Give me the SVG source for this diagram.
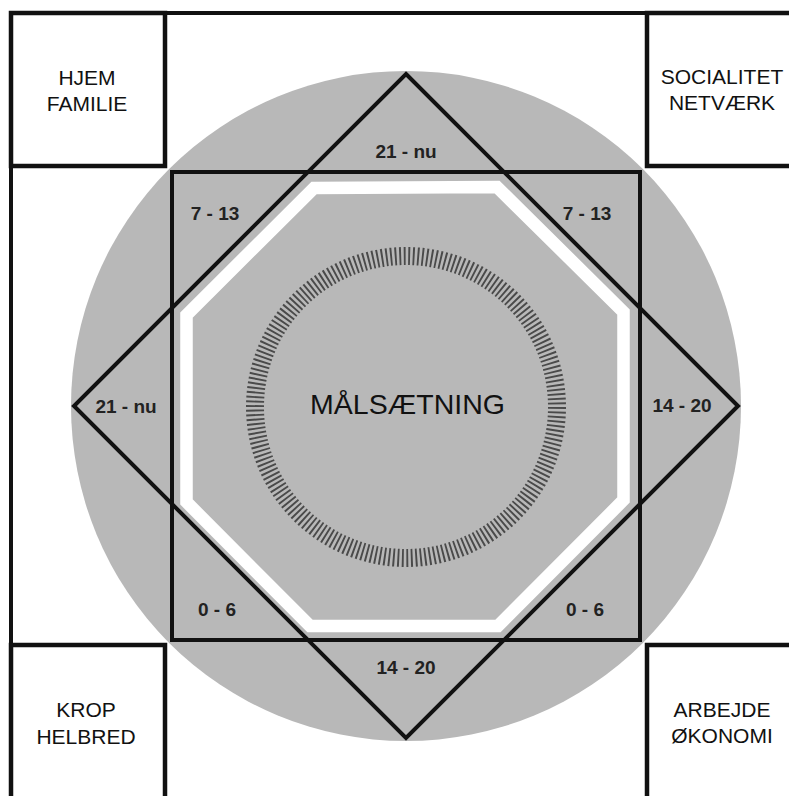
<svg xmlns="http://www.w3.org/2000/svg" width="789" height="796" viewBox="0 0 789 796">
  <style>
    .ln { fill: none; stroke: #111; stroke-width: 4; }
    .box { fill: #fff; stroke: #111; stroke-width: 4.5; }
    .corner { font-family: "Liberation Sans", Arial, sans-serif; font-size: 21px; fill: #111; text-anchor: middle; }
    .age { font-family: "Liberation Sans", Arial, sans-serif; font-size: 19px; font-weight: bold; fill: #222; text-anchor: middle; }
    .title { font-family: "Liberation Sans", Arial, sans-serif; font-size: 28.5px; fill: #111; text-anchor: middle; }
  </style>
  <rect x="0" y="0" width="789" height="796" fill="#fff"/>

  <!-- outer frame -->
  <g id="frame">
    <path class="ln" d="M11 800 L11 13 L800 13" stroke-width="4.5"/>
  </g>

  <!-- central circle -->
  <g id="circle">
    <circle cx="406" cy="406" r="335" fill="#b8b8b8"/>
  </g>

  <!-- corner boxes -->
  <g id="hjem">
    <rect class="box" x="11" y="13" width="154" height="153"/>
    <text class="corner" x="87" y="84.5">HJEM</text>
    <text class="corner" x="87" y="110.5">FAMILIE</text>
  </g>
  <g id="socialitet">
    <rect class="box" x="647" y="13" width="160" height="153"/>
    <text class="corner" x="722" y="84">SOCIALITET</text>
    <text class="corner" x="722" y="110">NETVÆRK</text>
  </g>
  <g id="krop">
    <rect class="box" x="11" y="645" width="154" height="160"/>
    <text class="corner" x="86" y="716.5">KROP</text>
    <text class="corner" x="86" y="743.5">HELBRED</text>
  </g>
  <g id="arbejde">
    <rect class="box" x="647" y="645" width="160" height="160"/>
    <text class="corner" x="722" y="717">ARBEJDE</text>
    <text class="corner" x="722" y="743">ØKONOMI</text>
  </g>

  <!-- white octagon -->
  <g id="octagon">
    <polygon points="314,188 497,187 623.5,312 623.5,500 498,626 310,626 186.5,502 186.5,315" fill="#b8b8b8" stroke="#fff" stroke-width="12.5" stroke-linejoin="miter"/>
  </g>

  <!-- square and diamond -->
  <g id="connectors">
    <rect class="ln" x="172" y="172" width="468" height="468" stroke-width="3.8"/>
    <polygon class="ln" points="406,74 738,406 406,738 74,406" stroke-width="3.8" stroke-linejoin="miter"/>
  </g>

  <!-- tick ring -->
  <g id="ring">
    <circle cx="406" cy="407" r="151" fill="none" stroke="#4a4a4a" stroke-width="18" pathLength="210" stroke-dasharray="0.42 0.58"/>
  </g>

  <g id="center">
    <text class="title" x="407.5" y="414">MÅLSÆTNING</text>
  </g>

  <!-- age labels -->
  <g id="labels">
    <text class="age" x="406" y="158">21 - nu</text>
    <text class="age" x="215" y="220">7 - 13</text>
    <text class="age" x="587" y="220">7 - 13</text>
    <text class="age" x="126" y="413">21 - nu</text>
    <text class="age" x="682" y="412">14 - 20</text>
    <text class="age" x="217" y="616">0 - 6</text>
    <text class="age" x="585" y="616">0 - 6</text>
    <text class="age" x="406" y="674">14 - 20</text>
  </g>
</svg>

▶ **Your objective**:
Return the whole listing, word for word, and leave out every picture.

▶ **Correct result**:
Give me the SVG source for this diagram.
<svg xmlns="http://www.w3.org/2000/svg" width="789" height="796" viewBox="0 0 789 796">
  <style>
    .ln { fill: none; stroke: #111; stroke-width: 4; }
    .box { fill: #fff; stroke: #111; stroke-width: 4.5; }
    .corner { font-family: "Liberation Sans", Arial, sans-serif; font-size: 21px; fill: #111; text-anchor: middle; }
    .age { font-family: "Liberation Sans", Arial, sans-serif; font-size: 19px; font-weight: bold; fill: #222; text-anchor: middle; }
    .title { font-family: "Liberation Sans", Arial, sans-serif; font-size: 28.5px; fill: #111; text-anchor: middle; }
  </style>
  <rect x="0" y="0" width="789" height="796" fill="#fff"/>

  <!-- outer frame -->
  <g id="frame">
    <path class="ln" d="M11 800 L11 13 L800 13" stroke-width="4.5"/>
  </g>

  <!-- central circle -->
  <g id="circle">
    <circle cx="406" cy="406" r="335" fill="#b8b8b8"/>
  </g>

  <!-- corner boxes -->
  <g id="hjem">
    <rect class="box" x="11" y="13" width="154" height="153"/>
    <text class="corner" x="87" y="84.5">HJEM</text>
    <text class="corner" x="87" y="110.5">FAMILIE</text>
  </g>
  <g id="socialitet">
    <rect class="box" x="647" y="13" width="160" height="153"/>
    <text class="corner" x="722" y="84">SOCIALITET</text>
    <text class="corner" x="722" y="110">NETVÆRK</text>
  </g>
  <g id="krop">
    <rect class="box" x="11" y="645" width="154" height="160"/>
    <text class="corner" x="86" y="716.5">KROP</text>
    <text class="corner" x="86" y="743.5">HELBRED</text>
  </g>
  <g id="arbejde">
    <rect class="box" x="647" y="645" width="160" height="160"/>
    <text class="corner" x="722" y="717">ARBEJDE</text>
    <text class="corner" x="722" y="743">ØKONOMI</text>
  </g>

  <!-- white octagon -->
  <g id="octagon">
    <polygon points="314,188 497,187 623.5,312 623.5,500 498,626 310,626 186.5,502 186.5,315" fill="#b8b8b8" stroke="#fff" stroke-width="12.5" stroke-linejoin="miter"/>
  </g>

  <!-- square and diamond -->
  <g id="connectors">
    <rect class="ln" x="172" y="172" width="468" height="468" stroke-width="3.8"/>
    <polygon class="ln" points="406,74 738,406 406,738 74,406" stroke-width="3.8" stroke-linejoin="miter"/>
  </g>

  <!-- tick ring -->
  <g id="ring">
    <circle cx="406" cy="407" r="151" fill="none" stroke="#4a4a4a" stroke-width="18" pathLength="210" stroke-dasharray="0.42 0.58"/>
  </g>

  <g id="center">
    <text class="title" x="407.5" y="414">MÅLSÆTNING</text>
  </g>

  <!-- age labels -->
  <g id="labels">
    <text class="age" x="406" y="158">21 - nu</text>
    <text class="age" x="215" y="220">7 - 13</text>
    <text class="age" x="587" y="220">7 - 13</text>
    <text class="age" x="126" y="413">21 - nu</text>
    <text class="age" x="682" y="412">14 - 20</text>
    <text class="age" x="217" y="616">0 - 6</text>
    <text class="age" x="585" y="616">0 - 6</text>
    <text class="age" x="406" y="674">14 - 20</text>
  </g>
</svg>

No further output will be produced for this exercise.